### Data block

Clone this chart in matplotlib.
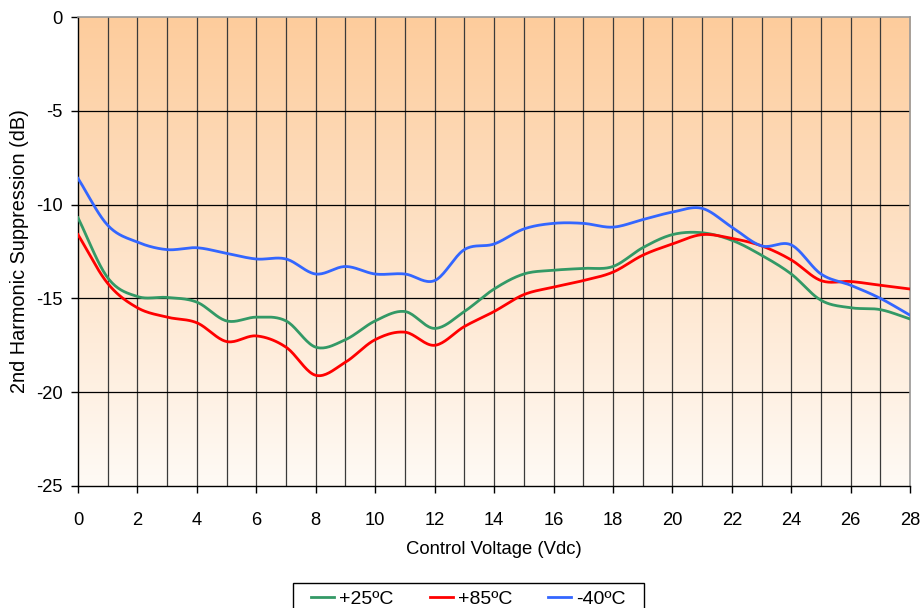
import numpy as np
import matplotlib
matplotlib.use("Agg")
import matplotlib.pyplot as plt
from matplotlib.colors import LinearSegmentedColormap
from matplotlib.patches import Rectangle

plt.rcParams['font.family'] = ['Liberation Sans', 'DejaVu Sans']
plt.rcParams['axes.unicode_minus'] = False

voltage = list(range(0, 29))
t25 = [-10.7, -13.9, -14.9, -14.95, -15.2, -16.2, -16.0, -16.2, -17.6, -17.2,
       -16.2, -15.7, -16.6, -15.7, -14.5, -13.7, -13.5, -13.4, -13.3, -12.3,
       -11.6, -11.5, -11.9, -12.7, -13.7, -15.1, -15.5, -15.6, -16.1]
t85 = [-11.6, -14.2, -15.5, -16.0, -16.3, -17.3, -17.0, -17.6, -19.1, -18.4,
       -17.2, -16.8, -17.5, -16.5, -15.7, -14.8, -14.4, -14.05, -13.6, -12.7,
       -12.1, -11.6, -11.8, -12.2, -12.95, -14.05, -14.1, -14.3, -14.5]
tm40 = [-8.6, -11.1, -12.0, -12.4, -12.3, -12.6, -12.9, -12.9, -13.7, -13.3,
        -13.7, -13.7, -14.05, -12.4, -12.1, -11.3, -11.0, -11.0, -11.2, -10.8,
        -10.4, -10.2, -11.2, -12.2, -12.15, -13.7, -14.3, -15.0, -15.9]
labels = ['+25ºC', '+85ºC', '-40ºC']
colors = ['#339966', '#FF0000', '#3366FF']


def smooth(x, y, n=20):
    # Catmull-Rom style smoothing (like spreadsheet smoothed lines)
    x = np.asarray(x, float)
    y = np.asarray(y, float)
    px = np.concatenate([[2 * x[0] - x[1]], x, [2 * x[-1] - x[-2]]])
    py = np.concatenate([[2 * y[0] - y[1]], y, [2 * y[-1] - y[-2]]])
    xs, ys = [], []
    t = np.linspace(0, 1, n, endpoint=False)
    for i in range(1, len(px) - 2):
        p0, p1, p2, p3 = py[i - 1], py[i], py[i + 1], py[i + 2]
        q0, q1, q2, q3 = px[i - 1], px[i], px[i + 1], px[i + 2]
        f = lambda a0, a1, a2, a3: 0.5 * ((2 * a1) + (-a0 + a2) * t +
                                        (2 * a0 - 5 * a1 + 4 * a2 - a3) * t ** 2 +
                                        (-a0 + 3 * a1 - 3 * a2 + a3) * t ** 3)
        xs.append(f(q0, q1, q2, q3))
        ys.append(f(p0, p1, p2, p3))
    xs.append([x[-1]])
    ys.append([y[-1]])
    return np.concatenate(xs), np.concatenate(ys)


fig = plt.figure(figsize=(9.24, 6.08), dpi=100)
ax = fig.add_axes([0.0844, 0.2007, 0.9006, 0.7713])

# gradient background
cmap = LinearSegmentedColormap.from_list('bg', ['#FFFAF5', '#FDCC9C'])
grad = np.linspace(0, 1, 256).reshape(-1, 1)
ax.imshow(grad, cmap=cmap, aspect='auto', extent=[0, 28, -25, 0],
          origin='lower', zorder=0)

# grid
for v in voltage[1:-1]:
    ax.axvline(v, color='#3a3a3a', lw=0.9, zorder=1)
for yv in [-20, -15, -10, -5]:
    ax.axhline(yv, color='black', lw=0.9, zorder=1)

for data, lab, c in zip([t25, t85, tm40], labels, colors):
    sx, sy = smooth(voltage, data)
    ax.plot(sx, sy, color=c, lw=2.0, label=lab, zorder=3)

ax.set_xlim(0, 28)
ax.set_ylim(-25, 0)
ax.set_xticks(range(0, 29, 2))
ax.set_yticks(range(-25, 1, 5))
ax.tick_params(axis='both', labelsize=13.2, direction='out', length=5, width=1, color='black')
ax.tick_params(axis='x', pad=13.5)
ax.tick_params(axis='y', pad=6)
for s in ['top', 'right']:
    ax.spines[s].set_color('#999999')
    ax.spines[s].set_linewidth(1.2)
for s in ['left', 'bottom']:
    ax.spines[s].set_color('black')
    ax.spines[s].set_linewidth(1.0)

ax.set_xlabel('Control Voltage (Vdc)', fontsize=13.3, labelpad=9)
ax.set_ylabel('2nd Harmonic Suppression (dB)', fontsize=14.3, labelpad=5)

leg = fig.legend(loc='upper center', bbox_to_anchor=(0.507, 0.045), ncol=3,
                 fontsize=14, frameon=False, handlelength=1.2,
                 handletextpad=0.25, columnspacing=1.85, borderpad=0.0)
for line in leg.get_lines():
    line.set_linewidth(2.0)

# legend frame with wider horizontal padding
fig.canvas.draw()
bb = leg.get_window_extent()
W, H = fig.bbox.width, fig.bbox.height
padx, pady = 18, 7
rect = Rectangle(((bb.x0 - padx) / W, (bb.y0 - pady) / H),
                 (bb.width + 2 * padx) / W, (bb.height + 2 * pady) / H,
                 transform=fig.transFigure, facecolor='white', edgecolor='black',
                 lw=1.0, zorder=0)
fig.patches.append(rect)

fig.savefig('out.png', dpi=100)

### Task prompt
Reproduce the material above in full and without alteration, but skip all pictures.

### Answer
Clone this chart in matplotlib.
import numpy as np
import matplotlib
matplotlib.use("Agg")
import matplotlib.pyplot as plt
from matplotlib.colors import LinearSegmentedColormap
from matplotlib.patches import Rectangle

plt.rcParams['font.family'] = ['Liberation Sans', 'DejaVu Sans']
plt.rcParams['axes.unicode_minus'] = False

voltage = list(range(0, 29))
t25 = [-10.7, -13.9, -14.9, -14.95, -15.2, -16.2, -16.0, -16.2, -17.6, -17.2,
       -16.2, -15.7, -16.6, -15.7, -14.5, -13.7, -13.5, -13.4, -13.3, -12.3,
       -11.6, -11.5, -11.9, -12.7, -13.7, -15.1, -15.5, -15.6, -16.1]
t85 = [-11.6, -14.2, -15.5, -16.0, -16.3, -17.3, -17.0, -17.6, -19.1, -18.4,
       -17.2, -16.8, -17.5, -16.5, -15.7, -14.8, -14.4, -14.05, -13.6, -12.7,
       -12.1, -11.6, -11.8, -12.2, -12.95, -14.05, -14.1, -14.3, -14.5]
tm40 = [-8.6, -11.1, -12.0, -12.4, -12.3, -12.6, -12.9, -12.9, -13.7, -13.3,
        -13.7, -13.7, -14.05, -12.4, -12.1, -11.3, -11.0, -11.0, -11.2, -10.8,
        -10.4, -10.2, -11.2, -12.2, -12.15, -13.7, -14.3, -15.0, -15.9]
labels = ['+25ºC', '+85ºC', '-40ºC']
colors = ['#339966', '#FF0000', '#3366FF']


def smooth(x, y, n=20):
    # Catmull-Rom style smoothing (like spreadsheet smoothed lines)
    x = np.asarray(x, float)
    y = np.asarray(y, float)
    px = np.concatenate([[2 * x[0] - x[1]], x, [2 * x[-1] - x[-2]]])
    py = np.concatenate([[2 * y[0] - y[1]], y, [2 * y[-1] - y[-2]]])
    xs, ys = [], []
    t = np.linspace(0, 1, n, endpoint=False)
    for i in range(1, len(px) - 2):
        p0, p1, p2, p3 = py[i - 1], py[i], py[i + 1], py[i + 2]
        q0, q1, q2, q3 = px[i - 1], px[i], px[i + 1], px[i + 2]
        f = lambda a0, a1, a2, a3: 0.5 * ((2 * a1) + (-a0 + a2) * t +
                                        (2 * a0 - 5 * a1 + 4 * a2 - a3) * t ** 2 +
                                        (-a0 + 3 * a1 - 3 * a2 + a3) * t ** 3)
        xs.append(f(q0, q1, q2, q3))
        ys.append(f(p0, p1, p2, p3))
    xs.append([x[-1]])
    ys.append([y[-1]])
    return np.concatenate(xs), np.concatenate(ys)


fig = plt.figure(figsize=(9.24, 6.08), dpi=100)
ax = fig.add_axes([0.0844, 0.2007, 0.9006, 0.7713])

# gradient background
cmap = LinearSegmentedColormap.from_list('bg', ['#FFFAF5', '#FDCC9C'])
grad = np.linspace(0, 1, 256).reshape(-1, 1)
ax.imshow(grad, cmap=cmap, aspect='auto', extent=[0, 28, -25, 0],
          origin='lower', zorder=0)

# grid
for v in voltage[1:-1]:
    ax.axvline(v, color='#3a3a3a', lw=0.9, zorder=1)
for yv in [-20, -15, -10, -5]:
    ax.axhline(yv, color='black', lw=0.9, zorder=1)

for data, lab, c in zip([t25, t85, tm40], labels, colors):
    sx, sy = smooth(voltage, data)
    ax.plot(sx, sy, color=c, lw=2.0, label=lab, zorder=3)

ax.set_xlim(0, 28)
ax.set_ylim(-25, 0)
ax.set_xticks(range(0, 29, 2))
ax.set_yticks(range(-25, 1, 5))
ax.tick_params(axis='both', labelsize=13.2, direction='out', length=5, width=1, color='black')
ax.tick_params(axis='x', pad=13.5)
ax.tick_params(axis='y', pad=6)
for s in ['top', 'right']:
    ax.spines[s].set_color('#999999')
    ax.spines[s].set_linewidth(1.2)
for s in ['left', 'bottom']:
    ax.spines[s].set_color('black')
    ax.spines[s].set_linewidth(1.0)

ax.set_xlabel('Control Voltage (Vdc)', fontsize=13.3, labelpad=9)
ax.set_ylabel('2nd Harmonic Suppression (dB)', fontsize=14.3, labelpad=5)

leg = fig.legend(loc='upper center', bbox_to_anchor=(0.507, 0.045), ncol=3,
                 fontsize=14, frameon=False, handlelength=1.2,
                 handletextpad=0.25, columnspacing=1.85, borderpad=0.0)
for line in leg.get_lines():
    line.set_linewidth(2.0)

# legend frame with wider horizontal padding
fig.canvas.draw()
bb = leg.get_window_extent()
W, H = fig.bbox.width, fig.bbox.height
padx, pady = 18, 7
rect = Rectangle(((bb.x0 - padx) / W, (bb.y0 - pady) / H),
                 (bb.width + 2 * padx) / W, (bb.height + 2 * pady) / H,
                 transform=fig.transFigure, facecolor='white', edgecolor='black',
                 lw=1.0, zorder=0)
fig.patches.append(rect)

fig.savefig('out.png', dpi=100)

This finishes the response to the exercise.